# RECORDED DATA start

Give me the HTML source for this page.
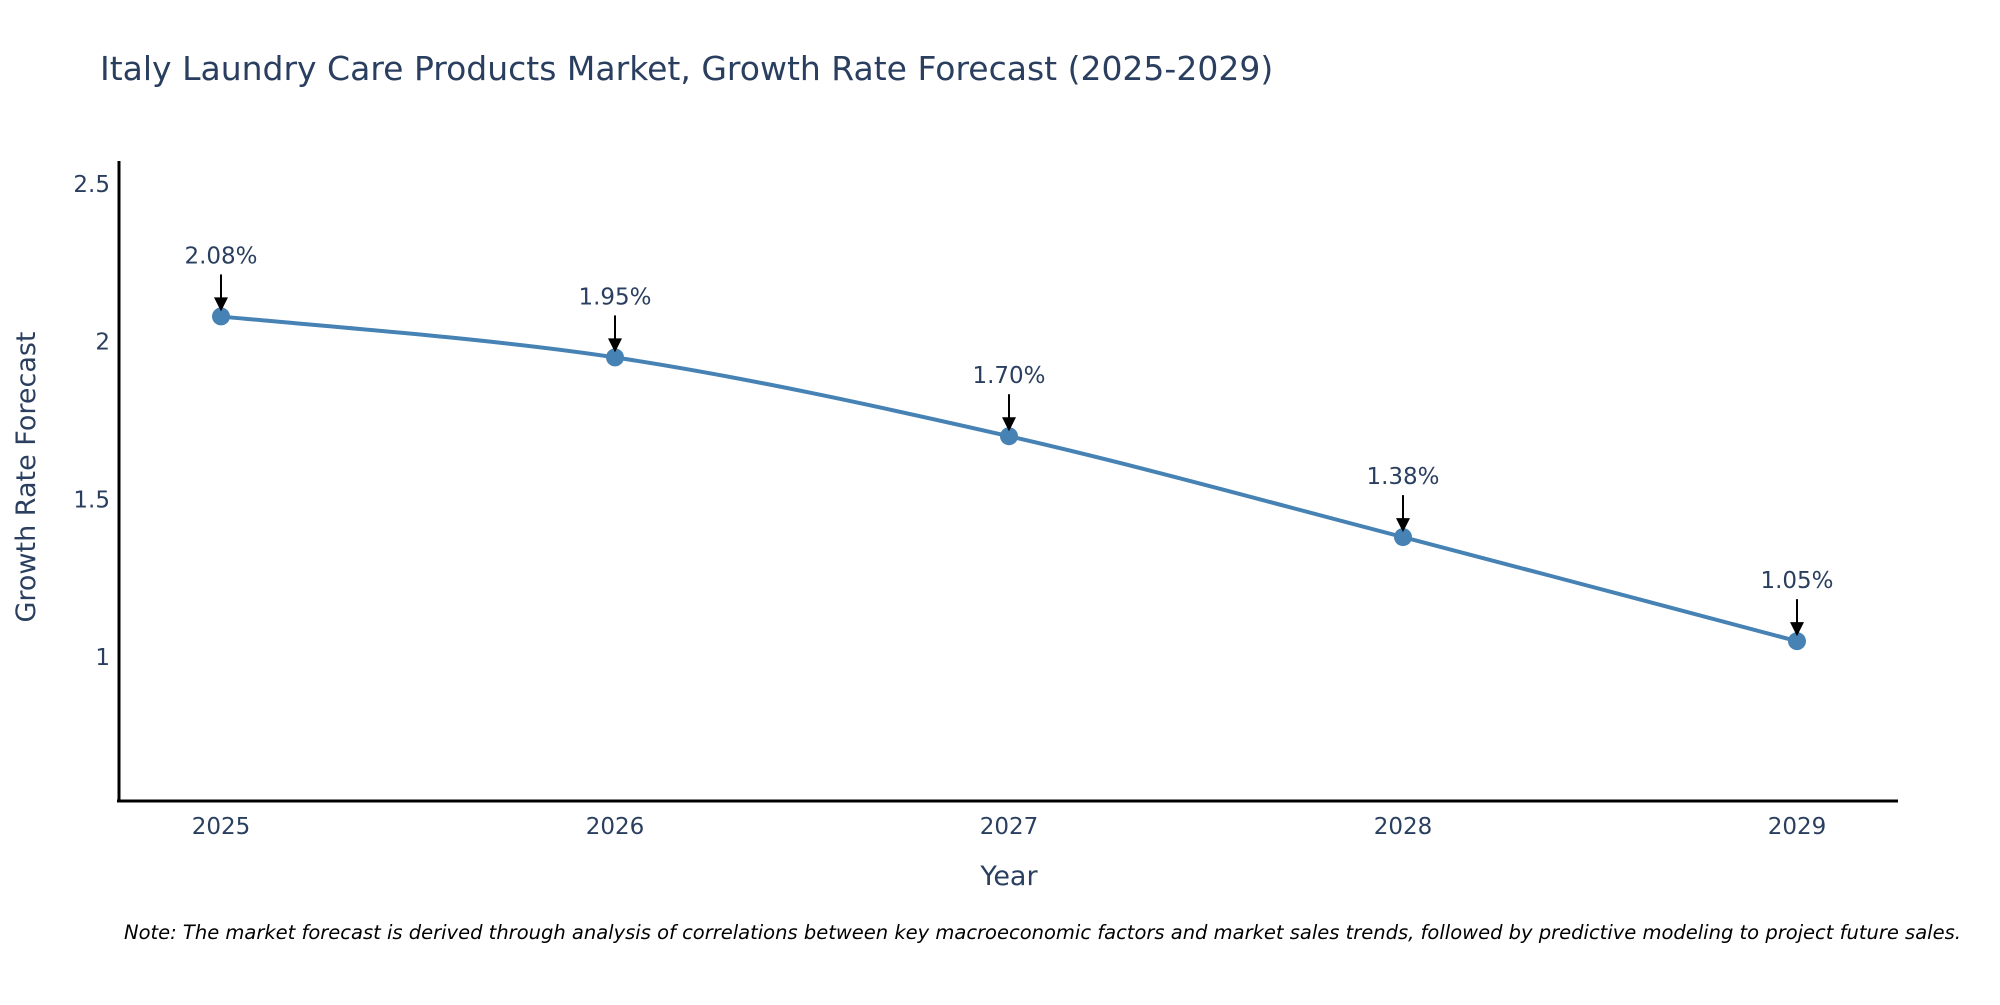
<!DOCTYPE html>
<html><head><meta charset="utf-8"><style>
body{margin:0;background:#fff;}
svg text{font-family:"DejaVu Sans","Liberation Sans",sans-serif;}
</style></head><body>
<svg id="chart" width="2000" height="1000" xmlns="http://www.w3.org/2000/svg">
<rect width="2000" height="1000" fill="#fff"/>
<text x="100" y="80" font-size="33" fill="#2a3f5f">Italy Laundry Care Products Market, Growth Rate Forecast (2025-2029)</text>
<g id="yticks"></g><g id="xticks"></g>
<line x1="119" y1="161" x2="119" y2="802" stroke="#000" stroke-width="3"/>
<line x1="117" y1="801" x2="1898" y2="801" stroke="#000" stroke-width="3"/>
<text transform="translate(35,477) rotate(-90)" text-anchor="middle" font-size="27" fill="#2a3f5f">Growth Rate Forecast</text>
<text x="1009" y="885" text-anchor="middle" font-size="27" fill="#2a3f5f">Year</text>
<g id="series"></g>
<text x="124" y="939" font-size="19.5" font-style="italic" fill="#000">Note: The market forecast is derived through analysis of correlations between key macroeconomic factors and market sales trends, followed by predictive modeling to project future sales.</text>
</svg>
<script>
const years = [2025, 2026, 2027, 2028, 2029];
const values = [2.08, 1.95, 1.70, 1.38, 1.05];
const valueLabels = ["2.08%", "1.95%", "1.70%", "1.38%", "1.05%"];
const yTicks = [1, 1.5, 2, 2.5];
const yTickLabels = ["1", "1.5", "2", "2.5"];

const NS = "http://www.w3.org/2000/svg";
const yMin = 0.543, yMax = 2.573, pTop = 161, pBot = 801;
const xScale = yr => 221 + (yr - 2025) * 394;
const yScale = v => pBot - (v - yMin) / (yMax - yMin) * (pBot - pTop);
function mk(tag, attrs, parent){const e=document.createElementNS(NS,tag);for(const k in attrs)e.setAttribute(k,attrs[k]);parent.appendChild(e);return e;}

const yt = document.getElementById('yticks');
yTicks.forEach((t,i)=>{
  const el = mk('text',{x:110,y:yScale(t)+8,'text-anchor':'end','font-size':23,fill:'#2a3f5f'},yt);
  
  
  el.textContent = yTickLabels[i];
});
const xt = document.getElementById('xticks');
years.forEach(yr=>{
  const el = mk('text',{x:xScale(yr),y:834,'text-anchor':'middle','font-size':23,fill:'#2a3f5f'},xt);
  
  
  el.textContent = yr;
});

const s = document.getElementById('series');
const pts = years.map((yr,i)=>[xScale(yr), yScale(values[i])]);
let d = `M${pts[0][0]},${pts[0][1]}`;
for(let i=0;i<pts.length-1;i++){
  const p0=pts[Math.max(i-1,0)],p1=pts[i],p2=pts[i+1],p3=pts[Math.min(i+2,pts.length-1)];
  const c1=[p1[0]+(p2[0]-p0[0])/6, p1[1]+(p2[1]-p0[1])/6];
  const c2=[p2[0]-(p3[0]-p1[0])/6, p2[1]-(p3[1]-p1[1])/6];
  d += ` C${c1[0]},${c1[1]} ${c2[0]},${c2[1]} ${p2[0]},${p2[1]}`;
}
const line = mk('path',{d:d,fill:'none',stroke:'#4682b4','stroke-width':4},s);


pts.forEach((p,i)=>{
  const c = mk('circle',{cx:p[0],cy:p[1],r:9,fill:'#4682b4'},s);
  
  
  const a = mk('line',{x1:p[0],y1:p[1]-42,x2:p[0],y2:p[1]-18,stroke:'#000','stroke-width':2},s);
  
  
  const h = mk('polygon',{points:`${p[0]-7},${p[1]-19} ${p[0]+7},${p[1]-19} ${p[0]},${p[1]-5}`,fill:'#000'},s);
  
  
  const t = mk('text',{x:p[0],y:p[1]-53,'text-anchor':'middle','font-size':23,fill:'#2a3f5f'},s);
  
  
  t.textContent = valueLabels[i];
});
</script>
</body></html>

# RECORDED DATA end

# PROBLEM STATEMENT
Restate the data above word for word. Do not include the images.

# EXERCISE RESULT
Give me the HTML source for this page.
<!DOCTYPE html>
<html><head><meta charset="utf-8"><style>
body{margin:0;background:#fff;}
svg text{font-family:"DejaVu Sans","Liberation Sans",sans-serif;}
</style></head><body>
<svg id="chart" width="2000" height="1000" xmlns="http://www.w3.org/2000/svg">
<rect width="2000" height="1000" fill="#fff"/>
<text x="100" y="80" font-size="33" fill="#2a3f5f">Italy Laundry Care Products Market, Growth Rate Forecast (2025-2029)</text>
<g id="yticks"></g><g id="xticks"></g>
<line x1="119" y1="161" x2="119" y2="802" stroke="#000" stroke-width="3"/>
<line x1="117" y1="801" x2="1898" y2="801" stroke="#000" stroke-width="3"/>
<text transform="translate(35,477) rotate(-90)" text-anchor="middle" font-size="27" fill="#2a3f5f">Growth Rate Forecast</text>
<text x="1009" y="885" text-anchor="middle" font-size="27" fill="#2a3f5f">Year</text>
<g id="series"></g>
<text x="124" y="939" font-size="19.5" font-style="italic" fill="#000">Note: The market forecast is derived through analysis of correlations between key macroeconomic factors and market sales trends, followed by predictive modeling to project future sales.</text>
</svg>
<script>
const years = [2025, 2026, 2027, 2028, 2029];
const values = [2.08, 1.95, 1.70, 1.38, 1.05];
const valueLabels = ["2.08%", "1.95%", "1.70%", "1.38%", "1.05%"];
const yTicks = [1, 1.5, 2, 2.5];
const yTickLabels = ["1", "1.5", "2", "2.5"];

const NS = "http://www.w3.org/2000/svg";
const yMin = 0.543, yMax = 2.573, pTop = 161, pBot = 801;
const xScale = yr => 221 + (yr - 2025) * 394;
const yScale = v => pBot - (v - yMin) / (yMax - yMin) * (pBot - pTop);
function mk(tag, attrs, parent){const e=document.createElementNS(NS,tag);for(const k in attrs)e.setAttribute(k,attrs[k]);parent.appendChild(e);return e;}

const yt = document.getElementById('yticks');
yTicks.forEach((t,i)=>{
  const el = mk('text',{x:110,y:yScale(t)+8,'text-anchor':'end','font-size':23,fill:'#2a3f5f'},yt);
  
  
  el.textContent = yTickLabels[i];
});
const xt = document.getElementById('xticks');
years.forEach(yr=>{
  const el = mk('text',{x:xScale(yr),y:834,'text-anchor':'middle','font-size':23,fill:'#2a3f5f'},xt);
  
  
  el.textContent = yr;
});

const s = document.getElementById('series');
const pts = years.map((yr,i)=>[xScale(yr), yScale(values[i])]);
let d = `M${pts[0][0]},${pts[0][1]}`;
for(let i=0;i<pts.length-1;i++){
  const p0=pts[Math.max(i-1,0)],p1=pts[i],p2=pts[i+1],p3=pts[Math.min(i+2,pts.length-1)];
  const c1=[p1[0]+(p2[0]-p0[0])/6, p1[1]+(p2[1]-p0[1])/6];
  const c2=[p2[0]-(p3[0]-p1[0])/6, p2[1]-(p3[1]-p1[1])/6];
  d += ` C${c1[0]},${c1[1]} ${c2[0]},${c2[1]} ${p2[0]},${p2[1]}`;
}
const line = mk('path',{d:d,fill:'none',stroke:'#4682b4','stroke-width':4},s);


pts.forEach((p,i)=>{
  const c = mk('circle',{cx:p[0],cy:p[1],r:9,fill:'#4682b4'},s);
  
  
  const a = mk('line',{x1:p[0],y1:p[1]-42,x2:p[0],y2:p[1]-18,stroke:'#000','stroke-width':2},s);
  
  
  const h = mk('polygon',{points:`${p[0]-7},${p[1]-19} ${p[0]+7},${p[1]-19} ${p[0]},${p[1]-5}`,fill:'#000'},s);
  
  
  const t = mk('text',{x:p[0],y:p[1]-53,'text-anchor':'middle','font-size':23,fill:'#2a3f5f'},s);
  
  
  t.textContent = valueLabels[i];
});
</script>
</body></html>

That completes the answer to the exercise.